Post by ElaineB on Sun Jul 06, 2014 12:47 pm

Hoosier Daddy by Ann McMan and Salem West.
This was OK. Well written, good characters, interesting plot, though I got tired of the slapstick--it got so you just knew every scene was going to end with Friday and El in an embarrassing position or with gunk all over them. And so many scenes were just people sitting around talking. Good characters, but not a lot of action. And not enough sex, if you can believe that. Too fade to black. I don’t need full details, but I’d like to know how she feels about it in the moment, not the next day, or not at all.

And just to prove I'm not completely turned against lesfic...

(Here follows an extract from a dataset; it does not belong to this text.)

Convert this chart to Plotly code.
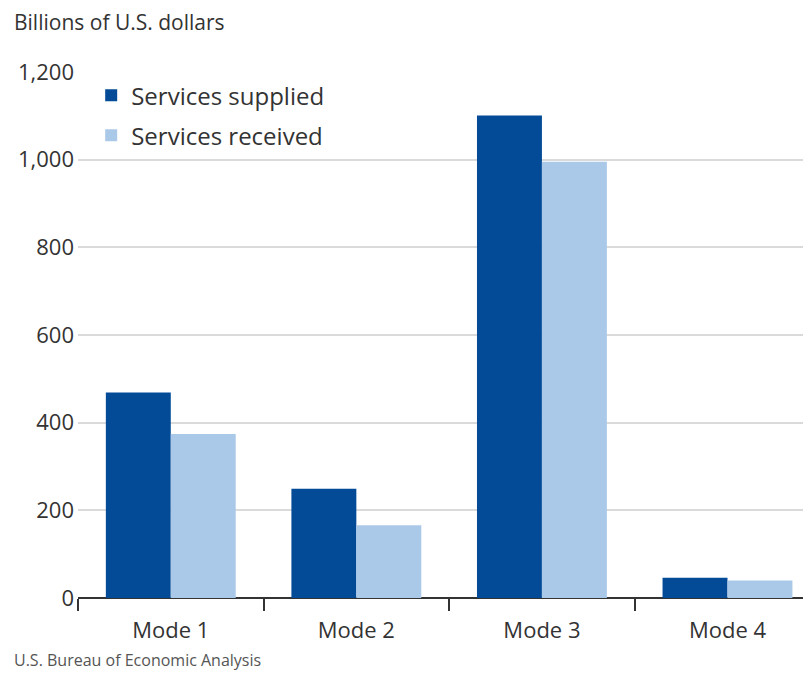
import plotly.graph_objects as go

categories = ["Mode 1", "Mode 2", "Mode 3", "Mode 4"]
supplied = [469, 249, 1101, 46]
received = [374, 166, 995, 40]
y_ticks = [0, 200, 400, 600, 800, 1000, 1200]

DARK = "#034b97"
LIGHT = "#aac9e9"
TEXT = "#333333"
FONT = "Open Sans"

# page body has an 8px margin; figure coords = screen coords - 8
PL, PT, PW, PH = 70, 64, 733, 526

fig = go.Figure()
fig.add_trace(go.Bar(x=categories, y=supplied, name="Services supplied",
                     legendgroup="a",
                     marker=dict(color=DARK, line=dict(width=0))))
fig.add_trace(go.Bar(x=categories, y=received, name="Services received",
                     legendgroup="b",
                     marker=dict(color=LIGHT, line=dict(width=0))))

fig.update_layout(
    width=803, height=665,
    margin=dict(l=PL, r=0, t=PT, b=665 - PT - PH),
    paper_bgcolor="white", plot_bgcolor="white",
    barmode="group", bargap=0.3, bargroupgap=0,
    font=dict(family=FONT, color=TEXT, size=21),
    legend=dict(x=0.018, y=0.998, xanchor="left", yanchor="top",
                font=dict(size=24, color=TEXT), bgcolor="rgba(0,0,0,0)",
                tracegroupgap=6, itemwidth=30),
    xaxis=dict(range=[-0.5, 3.45], showgrid=False, ticks="outside",
               tickson="boundaries", ticklen=12, tickwidth=2, tickcolor="#333333",
               showline=False, ticklabelstandoff=17,
               tickfont=dict(size=22, color=TEXT)),
    yaxis=dict(range=[0, 1200], tickvals=y_ticks, tickformat=",",
               showgrid=True, gridcolor="#dadada", gridwidth=2,
               zeroline=True, zerolinecolor="#333333", zerolinewidth=2,
               showline=False, ticks="", ticklabelstandoff=3,
               tickfont=dict(size=22, color=TEXT)),
    annotations=[
        dict(text="Billions of U.S. dollars", xref="paper", yref="paper",
             x=(4 - PL) / PW, y=1 + (PT - 14) / PH, xanchor="left", yanchor="middle",
             showarrow=False, font=dict(size=21, color=TEXT)),
        dict(text="U.S. Bureau of Economic Analysis", xref="paper", yref="paper",
             x=(4 - PL) / PW, y=-(652 - PT - PH) / PH, xanchor="left", yanchor="middle",
             showarrow=False, font=dict(size=16, color="#555555")),
    ],
)

fig.write_html("out.html")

Curious Wine by Katherine V. Forest.
Wow. There’s a reason this has become a classic. It is excellent, with some of the best love scenes ever. If they’ve since become cliché, it’s only because of the poor imitations that followed. It has a Desert of the Heart vibe, maybe from the Nevada casino setting, just different time, different season, but the common thread of finding first true love. Sigh. I bought this sometime after its seventh printing in July 1991. By then, I was out to myself and had already had my heart broken. What I thought of it then, I don’t remember. I found it packed away in the basement and thought rereading it would be a quaint throwback to my misspent youth. And a challenge. Were the Naiads as bad as I remember? Far from it. The book holds its own through time. Snarky women who haven’t changed much through the decades, rotten men, and what it’s like to connect through love—the joy and terror. Sweet.